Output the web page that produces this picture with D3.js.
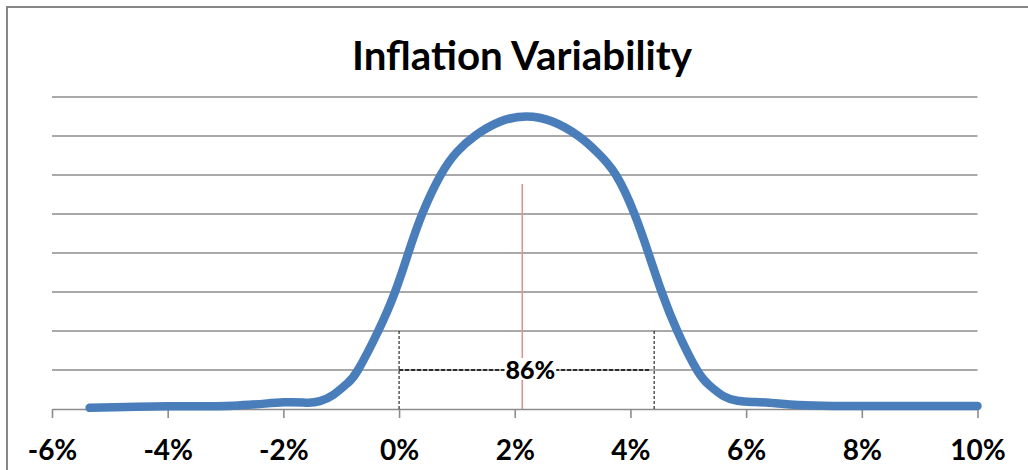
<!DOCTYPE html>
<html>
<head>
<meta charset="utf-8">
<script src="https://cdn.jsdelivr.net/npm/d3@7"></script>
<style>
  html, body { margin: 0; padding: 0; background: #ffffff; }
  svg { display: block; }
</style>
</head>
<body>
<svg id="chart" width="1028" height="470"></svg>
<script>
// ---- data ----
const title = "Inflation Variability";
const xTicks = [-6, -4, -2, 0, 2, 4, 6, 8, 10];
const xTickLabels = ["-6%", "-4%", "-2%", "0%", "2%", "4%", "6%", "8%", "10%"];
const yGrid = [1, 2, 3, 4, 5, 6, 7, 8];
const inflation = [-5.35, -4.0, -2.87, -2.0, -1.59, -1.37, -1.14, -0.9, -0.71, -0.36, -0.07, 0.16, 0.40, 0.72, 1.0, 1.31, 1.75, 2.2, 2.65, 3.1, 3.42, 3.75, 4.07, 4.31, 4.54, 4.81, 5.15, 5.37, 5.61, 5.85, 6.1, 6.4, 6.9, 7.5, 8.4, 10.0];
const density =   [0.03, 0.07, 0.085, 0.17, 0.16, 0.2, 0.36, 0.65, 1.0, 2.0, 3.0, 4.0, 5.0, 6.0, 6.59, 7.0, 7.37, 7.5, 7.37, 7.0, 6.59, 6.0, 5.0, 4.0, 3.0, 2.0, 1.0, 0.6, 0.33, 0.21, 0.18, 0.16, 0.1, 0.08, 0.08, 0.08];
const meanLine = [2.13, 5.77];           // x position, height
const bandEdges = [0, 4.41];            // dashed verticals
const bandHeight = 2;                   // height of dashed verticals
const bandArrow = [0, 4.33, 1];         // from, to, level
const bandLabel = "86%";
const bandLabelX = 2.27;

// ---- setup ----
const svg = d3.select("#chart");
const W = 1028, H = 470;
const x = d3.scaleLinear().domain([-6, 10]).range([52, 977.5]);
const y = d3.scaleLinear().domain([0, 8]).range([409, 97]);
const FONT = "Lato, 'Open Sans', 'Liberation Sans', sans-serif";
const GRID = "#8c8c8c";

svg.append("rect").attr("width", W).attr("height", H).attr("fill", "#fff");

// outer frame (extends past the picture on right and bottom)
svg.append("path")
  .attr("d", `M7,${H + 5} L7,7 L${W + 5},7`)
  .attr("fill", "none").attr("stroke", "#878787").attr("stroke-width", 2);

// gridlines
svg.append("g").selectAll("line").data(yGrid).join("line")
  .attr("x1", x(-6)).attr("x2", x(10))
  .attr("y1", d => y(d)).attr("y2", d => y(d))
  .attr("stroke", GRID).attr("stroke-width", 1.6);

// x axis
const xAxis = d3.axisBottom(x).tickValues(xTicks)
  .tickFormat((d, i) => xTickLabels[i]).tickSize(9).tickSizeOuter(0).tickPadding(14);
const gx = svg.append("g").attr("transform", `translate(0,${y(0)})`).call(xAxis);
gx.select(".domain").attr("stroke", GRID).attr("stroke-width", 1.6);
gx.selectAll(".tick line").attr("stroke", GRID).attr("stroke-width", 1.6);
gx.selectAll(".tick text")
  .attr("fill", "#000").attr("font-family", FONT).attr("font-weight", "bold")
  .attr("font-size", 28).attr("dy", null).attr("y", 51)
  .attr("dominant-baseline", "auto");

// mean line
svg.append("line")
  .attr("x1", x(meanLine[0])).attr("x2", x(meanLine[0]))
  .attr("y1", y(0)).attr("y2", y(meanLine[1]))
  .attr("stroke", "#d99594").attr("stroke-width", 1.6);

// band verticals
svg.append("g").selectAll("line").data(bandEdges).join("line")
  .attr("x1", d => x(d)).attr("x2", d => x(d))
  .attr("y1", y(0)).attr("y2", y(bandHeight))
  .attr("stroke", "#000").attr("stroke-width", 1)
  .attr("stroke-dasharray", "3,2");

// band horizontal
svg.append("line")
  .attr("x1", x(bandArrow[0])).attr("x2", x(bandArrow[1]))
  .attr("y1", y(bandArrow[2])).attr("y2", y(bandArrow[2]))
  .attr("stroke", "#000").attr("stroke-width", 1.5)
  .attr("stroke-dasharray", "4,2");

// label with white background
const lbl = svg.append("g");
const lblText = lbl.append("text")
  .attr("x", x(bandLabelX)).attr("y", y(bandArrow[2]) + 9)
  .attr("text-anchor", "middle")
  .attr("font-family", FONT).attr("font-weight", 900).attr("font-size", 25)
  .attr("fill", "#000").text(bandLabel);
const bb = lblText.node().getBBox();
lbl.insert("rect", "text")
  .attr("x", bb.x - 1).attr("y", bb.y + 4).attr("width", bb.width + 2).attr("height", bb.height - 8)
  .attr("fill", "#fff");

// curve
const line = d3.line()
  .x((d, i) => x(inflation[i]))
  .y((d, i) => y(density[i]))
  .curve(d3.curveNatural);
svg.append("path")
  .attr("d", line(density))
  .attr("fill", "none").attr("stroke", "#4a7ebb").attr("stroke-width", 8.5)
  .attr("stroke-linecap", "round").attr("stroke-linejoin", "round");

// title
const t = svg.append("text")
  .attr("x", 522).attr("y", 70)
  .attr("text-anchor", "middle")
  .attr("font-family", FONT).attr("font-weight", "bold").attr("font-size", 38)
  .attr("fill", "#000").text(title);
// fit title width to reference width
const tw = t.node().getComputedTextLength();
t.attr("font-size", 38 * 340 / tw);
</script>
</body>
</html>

==*==

PROBLEM DETAILS: Copy the material exactly. Do not include the pictures.

THE REPLY:
Output the web page that produces this picture with D3.js.
<!DOCTYPE html>
<html>
<head>
<meta charset="utf-8">
<script src="https://cdn.jsdelivr.net/npm/d3@7"></script>
<style>
  html, body { margin: 0; padding: 0; background: #ffffff; }
  svg { display: block; }
</style>
</head>
<body>
<svg id="chart" width="1028" height="470"></svg>
<script>
// ---- data ----
const title = "Inflation Variability";
const xTicks = [-6, -4, -2, 0, 2, 4, 6, 8, 10];
const xTickLabels = ["-6%", "-4%", "-2%", "0%", "2%", "4%", "6%", "8%", "10%"];
const yGrid = [1, 2, 3, 4, 5, 6, 7, 8];
const inflation = [-5.35, -4.0, -2.87, -2.0, -1.59, -1.37, -1.14, -0.9, -0.71, -0.36, -0.07, 0.16, 0.40, 0.72, 1.0, 1.31, 1.75, 2.2, 2.65, 3.1, 3.42, 3.75, 4.07, 4.31, 4.54, 4.81, 5.15, 5.37, 5.61, 5.85, 6.1, 6.4, 6.9, 7.5, 8.4, 10.0];
const density =   [0.03, 0.07, 0.085, 0.17, 0.16, 0.2, 0.36, 0.65, 1.0, 2.0, 3.0, 4.0, 5.0, 6.0, 6.59, 7.0, 7.37, 7.5, 7.37, 7.0, 6.59, 6.0, 5.0, 4.0, 3.0, 2.0, 1.0, 0.6, 0.33, 0.21, 0.18, 0.16, 0.1, 0.08, 0.08, 0.08];
const meanLine = [2.13, 5.77];           // x position, height
const bandEdges = [0, 4.41];            // dashed verticals
const bandHeight = 2;                   // height of dashed verticals
const bandArrow = [0, 4.33, 1];         // from, to, level
const bandLabel = "86%";
const bandLabelX = 2.27;

// ---- setup ----
const svg = d3.select("#chart");
const W = 1028, H = 470;
const x = d3.scaleLinear().domain([-6, 10]).range([52, 977.5]);
const y = d3.scaleLinear().domain([0, 8]).range([409, 97]);
const FONT = "Lato, 'Open Sans', 'Liberation Sans', sans-serif";
const GRID = "#8c8c8c";

svg.append("rect").attr("width", W).attr("height", H).attr("fill", "#fff");

// outer frame (extends past the picture on right and bottom)
svg.append("path")
  .attr("d", `M7,${H + 5} L7,7 L${W + 5},7`)
  .attr("fill", "none").attr("stroke", "#878787").attr("stroke-width", 2);

// gridlines
svg.append("g").selectAll("line").data(yGrid).join("line")
  .attr("x1", x(-6)).attr("x2", x(10))
  .attr("y1", d => y(d)).attr("y2", d => y(d))
  .attr("stroke", GRID).attr("stroke-width", 1.6);

// x axis
const xAxis = d3.axisBottom(x).tickValues(xTicks)
  .tickFormat((d, i) => xTickLabels[i]).tickSize(9).tickSizeOuter(0).tickPadding(14);
const gx = svg.append("g").attr("transform", `translate(0,${y(0)})`).call(xAxis);
gx.select(".domain").attr("stroke", GRID).attr("stroke-width", 1.6);
gx.selectAll(".tick line").attr("stroke", GRID).attr("stroke-width", 1.6);
gx.selectAll(".tick text")
  .attr("fill", "#000").attr("font-family", FONT).attr("font-weight", "bold")
  .attr("font-size", 28).attr("dy", null).attr("y", 51)
  .attr("dominant-baseline", "auto");

// mean line
svg.append("line")
  .attr("x1", x(meanLine[0])).attr("x2", x(meanLine[0]))
  .attr("y1", y(0)).attr("y2", y(meanLine[1]))
  .attr("stroke", "#d99594").attr("stroke-width", 1.6);

// band verticals
svg.append("g").selectAll("line").data(bandEdges).join("line")
  .attr("x1", d => x(d)).attr("x2", d => x(d))
  .attr("y1", y(0)).attr("y2", y(bandHeight))
  .attr("stroke", "#000").attr("stroke-width", 1)
  .attr("stroke-dasharray", "3,2");

// band horizontal
svg.append("line")
  .attr("x1", x(bandArrow[0])).attr("x2", x(bandArrow[1]))
  .attr("y1", y(bandArrow[2])).attr("y2", y(bandArrow[2]))
  .attr("stroke", "#000").attr("stroke-width", 1.5)
  .attr("stroke-dasharray", "4,2");

// label with white background
const lbl = svg.append("g");
const lblText = lbl.append("text")
  .attr("x", x(bandLabelX)).attr("y", y(bandArrow[2]) + 9)
  .attr("text-anchor", "middle")
  .attr("font-family", FONT).attr("font-weight", 900).attr("font-size", 25)
  .attr("fill", "#000").text(bandLabel);
const bb = lblText.node().getBBox();
lbl.insert("rect", "text")
  .attr("x", bb.x - 1).attr("y", bb.y + 4).attr("width", bb.width + 2).attr("height", bb.height - 8)
  .attr("fill", "#fff");

// curve
const line = d3.line()
  .x((d, i) => x(inflation[i]))
  .y((d, i) => y(density[i]))
  .curve(d3.curveNatural);
svg.append("path")
  .attr("d", line(density))
  .attr("fill", "none").attr("stroke", "#4a7ebb").attr("stroke-width", 8.5)
  .attr("stroke-linecap", "round").attr("stroke-linejoin", "round");

// title
const t = svg.append("text")
  .attr("x", 522).attr("y", 70)
  .attr("text-anchor", "middle")
  .attr("font-family", FONT).attr("font-weight", "bold").attr("font-size", 38)
  .attr("fill", "#000").text(title);
// fit title width to reference width
const tw = t.node().getComputedTextLength();
t.attr("font-size", 38 * 340 / tw);
</script>
</body>
</html>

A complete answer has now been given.